Pour la première fois, un prêtre visite les Touaregs.  Il apprend leur langue, en compose un lexique et une grammaire, pour traduire l’Évangile et écrire un catéchisme.  Devant la force de l’Islam, il oppose la vie en Dieu. À partir de 1909, il fait trois voyages en France pour présenter son projet d'une « Union des frères et sœurs du Sacré-Cœur », « fervents chrétiens de toutes conditions capables de faire connaître par leur exemple ce qu'est la religion chrétienne », et de faire « voir l'Évangile dans leur vie ».  «Mon apostolat doit être l'apostolat de la bonté.  En me voyant on doit dire : Puisque cet homme est si bon… sa religion doit être bonne ». Mais loin de l’Europe en feu, en 1915, une guérilla éclate dans le désert.  Il meurt le 1er décembre 1916, assassiné par un groupe de pillards touaregs.  « Pardonnez-leur, parce qu’ils ne savent pas ce qu’ils font… »

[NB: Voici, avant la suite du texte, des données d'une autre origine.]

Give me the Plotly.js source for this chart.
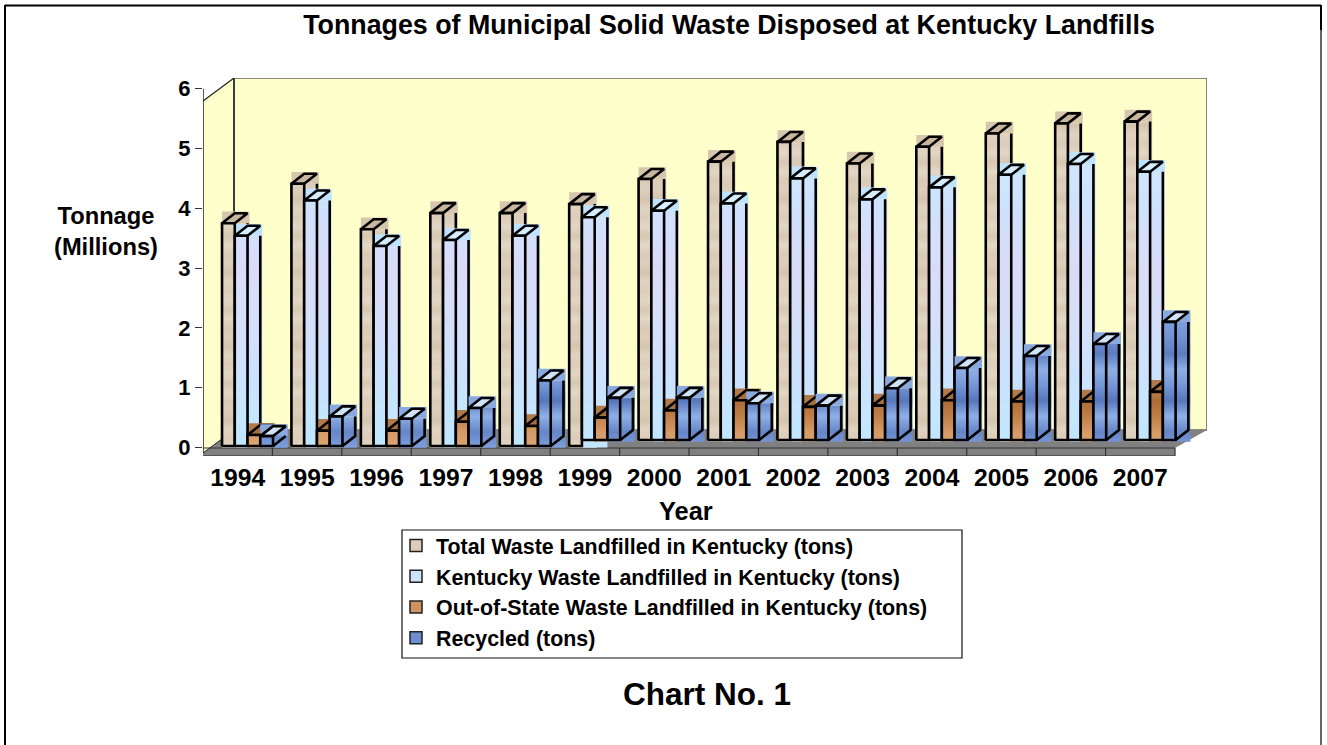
<!DOCTYPE html>
<html>
<head>
<meta charset="utf-8">
<title>Tonnages of Municipal Solid Waste Disposed at Kentucky Landfills</title>
<script src="https://cdn.plot.ly/plotly-3.0.1.min.js"></script>
<style>html,body{margin:0;padding:0;background:#fff}#chart{width:1327px;height:745px}</style>
</head>
<body>
<div id="chart"></div>
<script>
// Annual tonnages, in millions of tons
const years = [1994,1995,1996,1997,1998,1999,2000,2001,2002,2003,2004,2005,2006,2007];
const totalWaste = [3.75,4.41,3.65,3.92,3.92,4.07,4.49,4.78,5.11,4.75,5.03,5.25,5.42,5.45];
const kentuckyWaste = [3.54,4.13,3.37,3.47,3.54,3.85,3.96,4.08,4.50,4.15,4.35,4.56,4.74,4.61];
const outOfStateWaste = [0.21,0.28,0.28,0.43,0.36,0.50,0.62,0.79,0.68,0.70,0.79,0.77,0.77,0.93];
const recycled = [0.19,0.52,0.48,0.66,1.12,0.83,0.83,0.74,0.70,0.99,1.33,1.53,1.73,2.10];
const yTicks = [0,1,2,3,4,5,6];
const seriesNames = [
  'Total Waste Landfilled in Kentucky (tons)',
  'Kentucky Waste Landfilled in Kentucky (tons)',
  'Out-of-State Waste Landfilled in Kentucky (tons)',
  'Recycled (tons)'
];

// Plot-area geometry of the fake 3D box
const W = 1327, H = 745;
const L = 203, R = 1207, T = 78, B = 456;
const X_UNIT = 69.43, Y_UNIT = 59.8, Y_ZERO = 447.5;
const xRange = [0, (R - L) / X_UNIT];
const yRange = [(Y_ZERO - B) / Y_UNIT, (Y_ZERO - T) / Y_UNIT];
const xp = px => (px - L) / X_UNIT;
const yp = py => (Y_ZERO - py) / Y_UNIT;
const paperX = px => (px - L) / (R - L);
const paperY = py => 1 - (py - T) / (B - T);

// Column layout within one year's slot
const GROUP_OFFSET = 0.274, BAR_W = 0.1836;
const DEPTH_X = 0.1836, DEPTH_Y = 0.167;
const EDGE_X = 0.03, EDGE_Y = 0.03;
const LOW_BASE = 0.025, HIGH_BASE = 0.125;

// Repeating tone bands that give each column its mottled look
const bands = {
  total: ['#e2d6c4','#dbcdb9','#e0d3c0','#d4c5af','#ddcfbb','#d9cbb6','#e3d8c6','#d6c8b2'],
  ky: ['#c0e6ff','#c6e6ff','#cbe2ff','#d2e0fc','#d8def9','#d9dcf9','#d4dffb','#cde3ff','#d0e6ff','#d8edff','#d6ecff'],
  oos: ['#dca674','#d59a66','#c07f48','#ad6c38','#c88c56','#daa270','#e0ab7a','#d59a66'],
  rec: ['#7e9fdc','#6585c8','#8fb0e6','#5777bc','#7597d8','#8fafe4','#5c7dc0','#7092d2']
};
const gradientRepeats = { total: 5, ky: 1, oos: 3, rec: 3 };
const stripColor = { total: '#d7c6ae', ky: '#bfe3ff', oos: '#b07a4a', rec: '#8aa9df' };
const topColor = { total: '#c8b79e', ky: '#d4eeff', oos: '#a86f3e', rec: '#cfe3f8' };
const flatColor = { total: '#dccdb8', ky: '#cfe2fd', oos: '#cf9462', rec: '#6d8fd2' };
const keys = ['total', 'ky', 'oos', 'rec'];
const values = [totalWaste, kentuckyWaste, outOfStateWaste, recycled];
const raisedSince = [2000, 1999, 1999, 1999];

function gradientOf(key) {
  const list = [];
  for (let r = 0; r < gradientRepeats[key]; r++) list.push(...bands[key]);
  return {
    type: 'vertical', start: 0, stop: 6,
    colorscale: list.map((c, i) => [i / (list.length - 1), c])
  };
}
function pushPath(xs, ys, pts) {
  if (xs.length) { xs.push(null); ys.push(null); }
  pts.forEach(p => { xs.push(p[0]); ys.push(p[1]); });
}
const BLACK = '#000';
const decor = { hoverinfo: 'skip', showlegend: false };

const backTraces = [], frontBars = [], frontTextures = [];

keys.forEach((key, j) => {
  const base = years.map(y => (y >= raisedSince[j] ? HIGH_BASE : LOW_BASE));
  const tops = values[j];
  const left = years.map((_, k) => k + GROUP_OFFSET + j * BAR_W);

  const box = { x: [], y: [] }, strip = { x: [], y: [] }, lid = { x: [], y: [] };
  const edge = { x: [], y: [] }, front = { x: [], y: [] };

  left.forEach((x0, k) => {
    const x1 = x0 + BAR_W, t = tops[k], b = base[k];
    // Square block behind the column that carries its depth faces
    pushPath(box.x, box.y, [[x0, b - EDGE_Y], [x1 + DEPTH_X + EDGE_X, b - EDGE_Y], [x1 + DEPTH_X + EDGE_X, t], [x0, t], [x0, b - EDGE_Y]]);
    pushPath(strip.x, strip.y, [[x0, t], [x1 + DEPTH_X + EDGE_X, t], [x1 + DEPTH_X + EDGE_X, t + DEPTH_Y + EDGE_Y], [x0, t + DEPTH_Y + EDGE_Y], [x0, t]]);
    pushPath(lid.x, lid.y, [[x0, t], [x1, t], [x1 + DEPTH_X, t + DEPTH_Y], [x0 + DEPTH_X, t + DEPTH_Y], [x0, t]]);
    pushPath(edge.x, edge.y, [[x1 + DEPTH_X, Math.max(t, b + DEPTH_Y)], [x1 + DEPTH_X, b + DEPTH_Y], [x1, b]]);
    pushPath(front.x, front.y, [[x0, b], [x1, b], [x1, t], [x0, t], [x0, b]]);
  });

  // The 1999 column bottoms sit above the floor, leaving a pale patch below them
  if (key === 'ky') {
    const k = years.indexOf(1999);
    pushPath(box.x, box.y, [[left[k], 0], [left[k] + 2 * BAR_W, 0], [left[k] + 2 * BAR_W, HIGH_BASE], [left[k], HIGH_BASE], [left[k], 0]]);
  }

  backTraces.push(
    Object.assign({ type: 'scatter', mode: 'lines', x: box.x, y: box.y, fill: 'toself', line: { width: 0 }, fillcolor: flatColor[key], fillgradient: gradientOf(key) }, decor),
    Object.assign({ type: 'scatter', mode: 'lines', x: strip.x, y: strip.y, fill: 'toself', line: { width: 0 }, fillcolor: stripColor[key] }, decor),
    Object.assign({ type: 'scatter', mode: 'lines', x: lid.x, y: lid.y, fill: 'toself', line: { width: 2.6, color: BLACK }, fillcolor: topColor[key] }, decor),
    Object.assign({ type: 'scatter', mode: 'lines', x: edge.x, y: edge.y, line: { width: 2.6, color: BLACK } }, decor)
  );

  frontBars.push({
    type: 'bar', name: seriesNames[j], legendgroup: key,
    x: left.map(v => v + BAR_W / 2), width: BAR_W,
    y: tops.map((t, k) => t - base[k]), base: base,
    customdata: years,
    hovertemplate: '%{customdata}: %{y:.2f} M<extra>' + seriesNames[j] + '</extra>',
    yaxis: 'y2',
    marker: { color: flatColor[key], line: { color: '#222', width: 1.5 } }
  });
  frontTextures.push(Object.assign({
    type: 'scatter', mode: 'lines', x: front.x, y: front.y, yaxis: 'y2',
    fill: 'toself', line: { width: 2.6, color: BLACK },
    fillcolor: flatColor[key], fillgradient: gradientOf(key)
  }, decor));
});

// Box walls and floor
const WALL = '#FFFFCC', FLOOR = '#808080';
const bx = xp(234), fx = xp(1175), ex = xp(R);
const shapes = [
  { type: 'path', layer: 'below', xref: 'x', yref: 'y', fillcolor: WALL, line: { width: 0 },
    path: `M 0 ${yp(453)} L 0 ${yp(101)} L ${bx} ${yp(T)} L ${bx} ${yp(430)} Z` },
  { type: 'rect', layer: 'below', xref: 'x', yref: 'y', x0: bx, x1: ex, y0: yp(430), y1: yp(T), fillcolor: WALL, line: { color: '#666', width: 1.5 } },
  { type: 'line', layer: 'below', xref: 'x', yref: 'y', x0: bx, x1: bx, y0: yp(430), y1: yp(T), line: { color: '#222', width: 1.5 } },
  { type: 'line', layer: 'below', xref: 'x', yref: 'y', x0: 0, x1: bx, y0: yp(101), y1: yp(T), line: { color: '#222', width: 1.2 } },
  { type: 'line', layer: 'below', xref: 'x', yref: 'y', x0: 0, x1: 0, y0: yp(453), y1: 6, line: { color: '#222', width: 1.5 } },
  { type: 'path', layer: 'below', xref: 'x', yref: 'y', fillcolor: FLOOR, line: { width: 0 },
    path: `M 0 ${yp(456)} L 0 ${yp(453)} L ${bx} ${yp(430)} L ${ex} ${yp(430)} L ${fx} ${yp(448)} L ${fx} ${yp(455.5)} Z` },
  { type: 'line', layer: 'below', xref: 'x', yref: 'y', x0: 0, x1: fx, y0: yp(448), y1: yp(448), line: { color: '#333', width: 1.2 } },
  { type: 'line', layer: 'below', xref: 'x', yref: 'y', x0: 0, x1: bx, y0: yp(453), y1: yp(430), line: { color: '#222', width: 1 } },
  { type: 'line', layer: 'below', xref: 'x', yref: 'y', x0: 0, x1: fx, y0: yp(455.5), y1: yp(455.5), line: { color: '#555', width: 1 } }
];
// Dividers between years on the floor's front edge
for (let k = 1; k <= years.length; k++) {
  shapes.push({ type: 'line', layer: 'below', xref: 'x', yref: 'y', x0: k, x1: k, y0: yp(448), y1: yp(456), line: { color: '#333', width: 1.2 } });
}
// Legend frame and page border
shapes.push(
  { type: 'rect', xref: 'paper', yref: 'paper', layer: 'below', x0: paperX(402), x1: paperX(962), y0: paperY(658), y1: paperY(530), fillcolor: '#fff', line: { color: '#111', width: 1.2 } },
  { type: 'line', xref: 'paper', yref: 'paper', x0: paperX(5), x1: paperX(1321), y0: paperY(5.5), y1: paperY(5.5), line: { color: '#000', width: 2.2 } },
  { type: 'line', xref: 'paper', yref: 'paper', x0: paperX(5), x1: paperX(5), y0: paperY(5), y1: paperY(H), line: { color: '#000', width: 2 } },
  { type: 'line', xref: 'paper', yref: 'paper', x0: paperX(1321), x1: paperX(1321), y0: paperY(5), y1: paperY(H), line: { color: '#000', width: 1.2 } },
  { type: 'line', xref: 'paper', yref: 'paper', x0: paperX(1321), x1: paperX(1321), y0: paperY(5), y1: paperY(30), line: { color: '#000', width: 2 } }
);

const FONT = 'Liberation Sans, Arial, sans-serif';
const bold = size => ({ family: FONT, size: size, color: '#000', weight: 700 });

const layout = {
  width: W, height: H,
  paper_bgcolor: '#fff', plot_bgcolor: 'rgba(0,0,0,0)',
  margin: { l: L, r: W - R, t: T, b: H - B, pad: 0, autoexpand: false },
  barmode: 'overlay', showlegend: true, hovermode: 'closest',
  title: { text: 'Tonnages of Municipal Solid Waste Disposed at Kentucky Landfills', font: bold(26.8), x: 729 / W, xref: 'container', xanchor: 'center', y: 1 - 25 / H, yref: 'container', yanchor: 'middle' },
  xaxis: {
    range: xRange, fixedrange: true, showgrid: false, zeroline: false, showline: false,
    tickmode: 'array', tickvals: years.map((_, k) => k + 0.5), ticktext: years.map(String),
    ticks: '', tickfont: bold(24.7), ticklabelstandoff: 4, automargin: false
  },
  yaxis: {
    range: yRange, fixedrange: true, showgrid: false, zeroline: false, showline: false,
    tickmode: 'array', tickvals: yTicks, ticks: 'outside', ticklen: 7, tickwidth: 1.2, tickcolor: '#333',
    tickfont: bold(22), automargin: false
  },
  yaxis2: { range: yRange, overlaying: 'y', visible: false, fixedrange: true },
  legend: {
    x: paperX(396), y: paperY(525), xanchor: 'left', yanchor: 'top',
    font: bold(21.4), bgcolor: 'rgba(0,0,0,0)', borderwidth: 0,
    traceorder: 'grouped', tracegroupgap: 0, itemclick: false, itemdoubleclick: false
  },
  shapes: shapes,
  annotations: [
    { text: 'Tonnage<br>(Millions)', xref: 'paper', yref: 'paper', x: paperX(106), y: paperY(231), xanchor: 'center', yanchor: 'middle', showarrow: false, font: bold(23.7), align: 'center' },
    { text: 'Year', xref: 'paper', yref: 'paper', x: paperX(686), y: paperY(511), xanchor: 'center', yanchor: 'middle', showarrow: false, font: bold(25.4) },
    { text: 'Chart No. 1', xref: 'paper', yref: 'paper', x: paperX(707), y: paperY(694), xanchor: 'center', yanchor: 'middle', showarrow: false, font: bold(31.5) }
  ]
};

Plotly.newPlot('chart', backTraces.concat(frontBars, frontTextures), layout, { displayModeBar: false, staticPlot: false });
</script>
</body>
</html>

Contre le refus suicidaire d’évangéliser les musulmans, il écrivait en avril 1912 à sa sœur : « Le Bon Dieu a donné à la France, au nord-ouest de l'Afrique, un magnifique empire colonial : le tiers ou le quart de l'Afrique formant un seul bloc faisant face à la France, séparé d'elle par quelques heures de mer.  (…) Si on ne comprend pas le devoir d'aimer le prochain comme soi-même, (…) ce tiers d'Afrique, (…) qui aura une élite instruite comme nous, par nous-mêmes, profitera de l'union, de la force, des moyens d'action que nous-mêmes lui aurons donnés, pour nous échapper et pour devenir non seulement indépendant de nous mais un redoutable ennemi ». Nous ne manquerons pas de le prier pour la France afin de rattraper le temps perdu depuis 1830 à Alger comme à Clichy. Car, finalement, au nom d’idéologies libertaires et suicidaires, l’administration française ne leur a jamais donné qu’une éducation amorale plus encore que laïque.